When the Romans left Britain, Bath fell into disrepair; the ruins were reclaimed by nature, and buried beneath mud, silt and peat. However, by around AD 675–6, the town, now known as Ackmancaestor (‘Sick Man’s Town’), had a monastery and a small bathing facility. The ninth-century historian Nennius described it as:
[a] Hot Lake … surrounded by a wall, made of brick and stone, and men may go there to bathe at any time, and every man can have the kind of bath he likes. If he wants, it will be a cold bath; and if he wants a hot bath, it will be hot.
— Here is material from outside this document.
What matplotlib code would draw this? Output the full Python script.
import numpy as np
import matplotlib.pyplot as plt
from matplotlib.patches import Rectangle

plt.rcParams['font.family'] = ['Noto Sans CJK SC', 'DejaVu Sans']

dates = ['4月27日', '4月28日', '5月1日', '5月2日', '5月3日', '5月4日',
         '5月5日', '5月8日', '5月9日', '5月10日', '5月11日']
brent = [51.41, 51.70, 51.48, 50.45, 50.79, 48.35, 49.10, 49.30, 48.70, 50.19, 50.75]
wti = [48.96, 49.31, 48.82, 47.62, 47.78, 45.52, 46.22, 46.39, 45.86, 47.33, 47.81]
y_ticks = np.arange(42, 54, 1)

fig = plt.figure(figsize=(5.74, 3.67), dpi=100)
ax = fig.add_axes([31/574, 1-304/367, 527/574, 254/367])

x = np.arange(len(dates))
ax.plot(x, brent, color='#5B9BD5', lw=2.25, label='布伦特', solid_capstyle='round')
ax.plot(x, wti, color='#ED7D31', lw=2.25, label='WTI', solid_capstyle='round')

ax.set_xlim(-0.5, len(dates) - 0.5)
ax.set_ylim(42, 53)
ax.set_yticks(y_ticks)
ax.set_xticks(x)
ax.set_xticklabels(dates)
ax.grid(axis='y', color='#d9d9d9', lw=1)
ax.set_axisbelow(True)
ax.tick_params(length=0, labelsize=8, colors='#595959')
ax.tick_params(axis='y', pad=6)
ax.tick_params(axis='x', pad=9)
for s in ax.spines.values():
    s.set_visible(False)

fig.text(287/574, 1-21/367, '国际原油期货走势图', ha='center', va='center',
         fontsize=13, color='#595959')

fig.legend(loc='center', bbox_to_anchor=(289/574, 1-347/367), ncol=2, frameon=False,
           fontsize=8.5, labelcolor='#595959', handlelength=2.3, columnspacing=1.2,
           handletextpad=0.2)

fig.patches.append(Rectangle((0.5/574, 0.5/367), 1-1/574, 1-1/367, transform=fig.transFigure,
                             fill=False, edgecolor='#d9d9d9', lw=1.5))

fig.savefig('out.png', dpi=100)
For long periods, Christianity viewed baths, bathing, and especially bathhouses, very negatively. These were places of pleasure and sensuous delight, where good Christians might be tempted to enjoy the pleasures of the flesh. Bearing this in mind, the early Christian Church discouraged bathing. It was considered a pagan pastime or ritual, decadent and corrupting. The fourth-century ascetic Saint Jerome stated: ‘He who has bathed in Christ has no need of a second bath.’ Baths and bathing were caught in a religious debate between Christian and pagan, and between western and eastern Christianity. Up to the Middle Ages, baths were strongly associated with serious threats to health, and to moral and sexual degradation allied to pagan and Islamic rituals. Writers were puzzled by Turkish culture, in which people bathed several times a week and washed even their genitals – something considered outrageous to Christians.
The Roman Baths and Abbey in Bath in the 1970s. The city’s long history and growth can be traced in the various phases of architectural development seen here.